Я считаю недостойным уверять Ваше Величество в незаслуженности нанесённого мне оскорбления. Все моё прошедшее, мои связи, моя открытая для всех деятельность по службе и народному образованию и, наконец, журнал, в котором выражены все мои задушевные убеждения, могли бы без употребления мер, разрушающих счастие и спокойствие людей, доказать каждому интересующемуся мною, что я не мог быть заговорщиком, составителем прокламаций, убийцей или поджигателем. Кроме оскорбления, подозрения в преступлении, кроме посрамления во мнении общества и того чувства вечной угрозы, под которой я присуждён жить и действовать, – посещение это совсем уронило меня во мнении народа, которым я дорожил, которого заслуживал годами и которое мне было необходимо по избранной мною деятельности основанию народных школ.
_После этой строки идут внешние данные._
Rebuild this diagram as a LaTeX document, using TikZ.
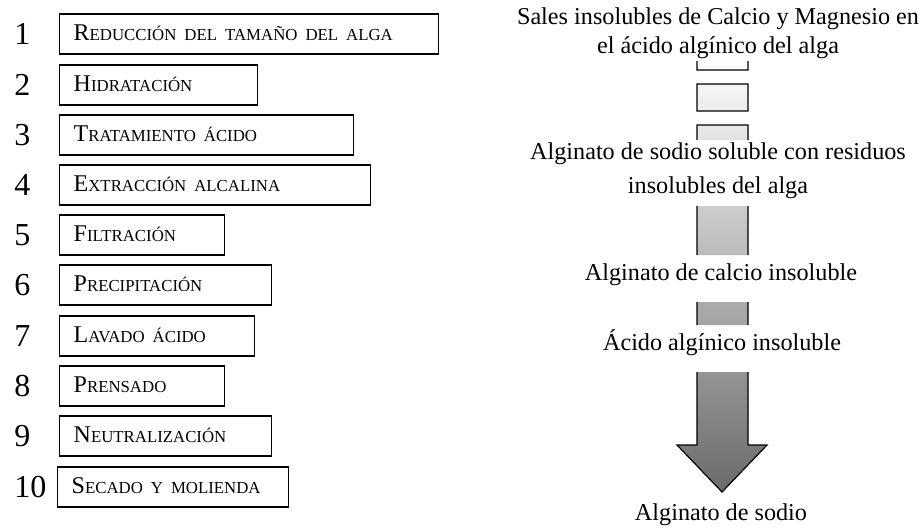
\documentclass[tikz,border=0pt]{standalone}
\usepackage{fontspec}
\setmainfont{Liberation Serif}
\usepackage{tikz}

\newcommand{\versal}[2]{#1{\fontsize{8.4}{10}\selectfont\MakeUppercase{#2}}}

\tikzset{
  stepbox/.style={draw, line width=0.7pt, anchor=west, minimum height=20pt,
                  inner xsep=7pt, inner ysep=0pt, text height=8pt, text depth=2pt,
                  align=left, text width=#1, font=\fontsize{12}{14}\selectfont},
  stepnum/.style={anchor=west, inner sep=0pt, font=\fontsize{16}{18}\selectfont},
  stagelabel/.style={anchor=base, align=center, inner sep=0pt,
                     font=\fontsize{12.1}{14.5}\selectfont},
  arrowshade/.style={draw, line width=0.6pt, top color=white,
                     middle color=black!17, bottom color=black!58}
}

\begin{document}
\begin{tikzpicture}[x=0.5pt,y=-0.5pt]
\useasboundingbox (0,0) rectangle (919,527);

\node[stepnum] (N1) at (14,34) {1};
\node[stepnum] (N2) at (14,85) {2};
\node[stepnum] (N3) at (14,135) {3};
\node[stepnum] (N4) at (14,185) {4};
\node[stepnum] (N5) at (14,235) {5};
\node[stepnum] (N6) at (14,285) {6};
\node[stepnum] (N7) at (14,336) {7};
\node[stepnum] (N8) at (14,386) {8};
\node[stepnum] (N9) at (14,436) {9};
\node[stepnum] (N10) at (14,487) {10};

\node[stepbox=175.5pt] (P1) at (59,34) {\versal{R}{educción del tamaño del alga}};
\node[stepbox=85pt] (P2) at (59,85) {\versal{H}{idratación}};
\node[stepbox=133pt] (P3) at (59,135) {\versal{T}{ratamiento ácido}};
\node[stepbox=141.5pt] (P4) at (59,185) {\versal{E}{xtracción alcalina}};
\node[stepbox=68.5pt] (P5) at (59,235) {\versal{F}{iltración}};
\node[stepbox=92pt] (P6) at (59,285) {\versal{P}{recipitación}};
\node[stepbox=83.5pt] (P7) at (59,336) {\versal{L}{avado ácido}};
\node[stepbox=68.5pt] (P8) at (59,386) {\versal{P}{rensado}};
\node[stepbox=92pt] (P9) at (59,436) {\versal{N}{eutralización}};
\node[stepbox=101.5pt] (P10) at (57,487) {\versal{S}{ecado y molienda}};

% striped arrow, only the parts between the texts
\begin{scope}
\clip (670,61) rectangle (775,73) (670,82) rectangle (775,114)
      (670,123) rectangle (775,140) (670,206) rectangle (775,255)
      (670,302) rectangle (775,325) (670,372) rectangle (775,500);
\path[arrowshade] (697,55) rectangle (748,70) (697,84) rectangle (748,111)
      (697,125) -- (748,125) -- (748,445) -- (767,445) -- (722,492)
      -- (677,445) -- (697,445) -- cycle;
\end{scope}

% base of a two-line label = base of its last line
\node[stagelabel] (L1) at (718,53) {Sales insolubles de Calcio y Magnesio en\\el ácido algínico del alga};
\node[stagelabel] (L2) at (718,193) {Alginato de sodio soluble con residuos\\[2.5pt]insolubles del alga};
\node[stagelabel] (L3) at (721,280) {Alginato de calcio insoluble};
\node[stagelabel] (L4) at (722,350) {Ácido algínico insoluble};
\node[stagelabel] (L5) at (721,520) {Alginato de sodio};

\end{tikzpicture}
\end{document}
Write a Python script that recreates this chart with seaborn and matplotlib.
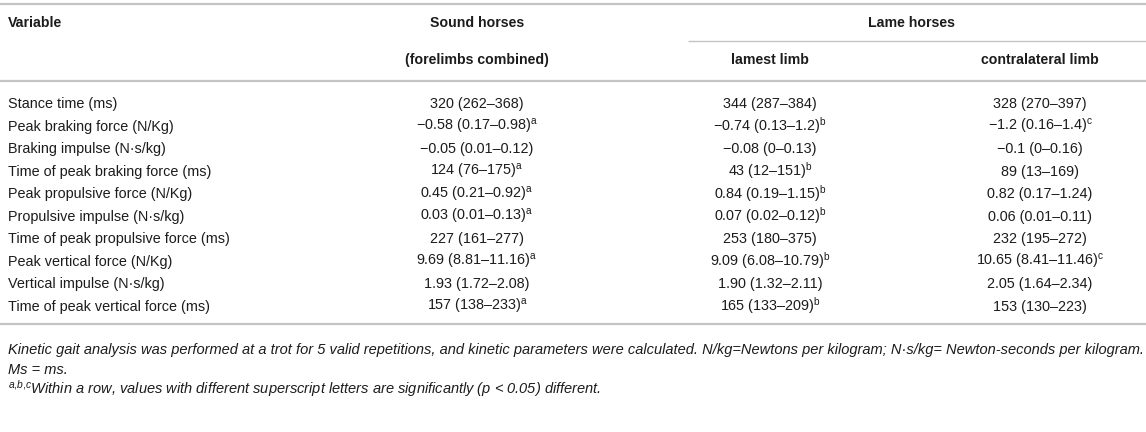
import matplotlib
matplotlib.use("Agg")
import matplotlib.pyplot as plt
import seaborn as sns

sns.set_theme(style="white")
plt.rcParams['font.family'] = ['Liberation Sans', 'DejaVu Sans']
plt.rcParams['mathtext.fontset'] = 'custom'
plt.rcParams['mathtext.rm'] = 'Liberation Sans'
plt.rcParams['mathtext.it'] = 'Liberation Sans:italic'

# ---- data ----
variables = [
    "Stance time (ms)",
    "Peak braking force (N/Kg)",
    "Braking impulse (N·s/kg)",
    "Time of peak braking force (ms)",
    "Peak propulsive force (N/Kg)",
    "Propulsive impulse (N·s/kg)",
    "Time of peak propulsive force (ms)",
    "Peak vertical force (N/Kg)",
    "Vertical impulse (N·s/kg)",
    "Time of peak vertical force (ms)",
]
sound = ["320 (262–368)", "−0.58 (0.17–0.98)", "−0.05 (0.01–0.12)", "124 (76–175)",
         "0.45 (0.21–0.92)", "0.03 (0.01–0.13)", "227 (161–277)", "9.69 (8.81–11.16)",
         "1.93 (1.72–2.08)", "157 (138–233)"]
sound_sup = ["", "a", "", "a", "a", "a", "", "a", "", "a"]
lamest = ["344 (287–384)", "−0.74 (0.13–1.2)", "−0.08 (0–0.13)", "43 (12–151)",
          "0.84 (0.19–1.15)", "0.07 (0.02–0.12)", "253 (180–375)", "9.09 (6.08–10.79)",
          "1.90 (1.32–2.11)", "165 (133–209)"]
lamest_sup = ["", "b", "", "b", "b", "b", "", "b", "", "b"]
contra = ["328 (270–397)", "−1.2 (0.16–1.4)", "−0.1 (0–0.16)", "89 (13–169)",
          "0.82 (0.17–1.24)", "0.06 (0.01–0.11)", "232 (195–272)", "10.65 (8.41–11.46)",
          "2.05 (1.64–2.34)", "153 (130–223)"]
contra_sup = ["", "c", "", "", "", "", "", "c", "", ""]

header_var = "Variable"
header_sound = ["Sound horses", "(forelimbs combined)"]
header_lame = "Lame horses"
header_sub = ["lamest limb", "contralateral limb"]
footnotes = [
    "Kinetic gait analysis was performed at a trot for 5 valid repetitions, and kinetic parameters were calculated. N/kg=Newtons per kilogram; N·s/kg= Newton-seconds per kilogram.",
    "Ms = ms.",
]
footnote_sup = "a{,}b{,}c"
footnote_last = "Within a row, values with different superscript letters are significantly (p < 0.05) different."

# ---- layout ----
W, H = 1146, 432
fig = plt.figure(figsize=(W / 100, H / 100), dpi=100)
ax = fig.add_axes([0, 0, 1, 1])
ax.set_xlim(0, W)
ax.set_ylim(H, 0)
ax.axis("off")

fs = 10.4
hfs = 10.2
txt = "#1c1c1c"
line_c = "#c4c4c4"
col_x = [477, 770, 1040]
x_var = 8

ax.hlines(4, 0, W, color=line_c, lw=1.6)
ax.hlines(81, 0, W, color=line_c, lw=1.6)
ax.hlines(40.5, 688, W, color=line_c, lw=1.0)

ax.text(x_var, 23, header_var, fontsize=hfs, fontweight="bold", color=txt, va="center", ha="left")
ax.text(col_x[0], 23, header_sound[0], fontsize=hfs, fontweight="bold", color=txt, va="center", ha="center")
ax.text(col_x[0], 60, header_sound[1], fontsize=hfs, fontweight="bold", color=txt, va="center", ha="center")
ax.text((688 + W) / 2 - 6, 23, header_lame, fontsize=hfs, fontweight="bold", color=txt, va="center", ha="center")
ax.text(col_x[1], 60, header_sub[0], fontsize=hfs, fontweight="bold", color=txt, va="center", ha="center")
ax.text(col_x[2], 60, header_sub[1], fontsize=hfs, fontweight="bold", color=txt, va="center", ha="center")

def cell(x, y, s, sup):
    label = s if not sup else s + r"$^{\mathrm{" + sup + "}}$"
    ax.text(x, y, label, fontsize=fs, color=txt, va="baseline", ha="center")

y0, dy = 108, 22.55
for i, v in enumerate(variables):
    y = y0 + i * dy
    ax.text(x_var, y, v, fontsize=fs, color=txt, va="baseline", ha="left")
    cell(col_x[0], y, sound[i], sound_sup[i])
    cell(col_x[1], y, lamest[i], lamest_sup[i])
    cell(col_x[2], y, contra[i], contra_sup[i])

ax.hlines(324, 0, W, color=line_c, lw=1.6)

ffs = 10.55
ax.text(x_var, 354, footnotes[0], fontsize=ffs, style="italic", color=txt, va="baseline", ha="left")
ax.text(x_var, 374, footnotes[1], fontsize=ffs, style="italic", color=txt, va="baseline", ha="left")
ax.text(x_var, 394, r"$^{\mathit{" + footnote_sup + "}}$" + footnote_last, fontsize=ffs, style="italic",
        color=txt, va="baseline", ha="left")

fig.savefig("out.png", dpi=100)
По свойственному человеку чувству я ищу, кого бы обвинить во всем случившемся со мной. Себя я не могу обвинить: я чувствую себя более правым, чем когда бы то ни было, ложного доносчика я не знаю, чиновников, судивших и оскорблявших меня, я тоже не могу обвинять: они повторяли несколько раз, что это делается не по их воле, а по высочайшему повелению.
Для того, чтобы быть всегда правым столь же в отношении моего правительства и особы Вашего Величества, я не могу и не хочу этому верить. Я думаю, что не может быть волею Вашего Величества, чтобы безвинные были наказываемы и чтобы правые постоянно жили под страхом оскорбления и наказания.
Для того, чтобы знать, кого упрекать во всем случившемся со мной, я решаюсь обратиться прямо к Вашему Величеству. Я прошу только о том, чтобы с имени Вашего Величества была снята возможность укоризны в несправедливости и чтобы были ежели не наказаны, то обличены виновные в злоупотреблении этого имени.
Вашего Величества верноподданный граф Лев Толстой.
22 августа 1862 года, Москва».
Я умышленно процитировал письмо полностью. Это письмо аристократа, несправедливо обиженного монархом. Но в России была не феодальная монархия западного типа, а нечто вроде Оттоманской империи или, как ее позже называл сам Толстой, «Кокандского ханства».
И это не я придумал. Тот же Павел I четко сформулировал государственное устройство Российской империи: «В России дворянин тот, с кем я говорю, и до тех пор, пока я делаю ему эту честь».
В России до 1917 г. царь мог позволить себе обращаться с аристократами так, как король в Англии или Франции не рисковал вести себя с лавочником.
Случай с Львом Толстым – не исключение.
Столыпина убили на глазах Николая II, но он не только не пожелал проститься на похоронах со своим премьером, а в самый день похорон плясал на балу в Симферополе. Императрица Александра Федоровна изволила поворачиваться спиной, когда к ней обращался следующий премьер В.Н. Коковцов. Александр III мог взять за шиворот министра, пригрозившего отставкой.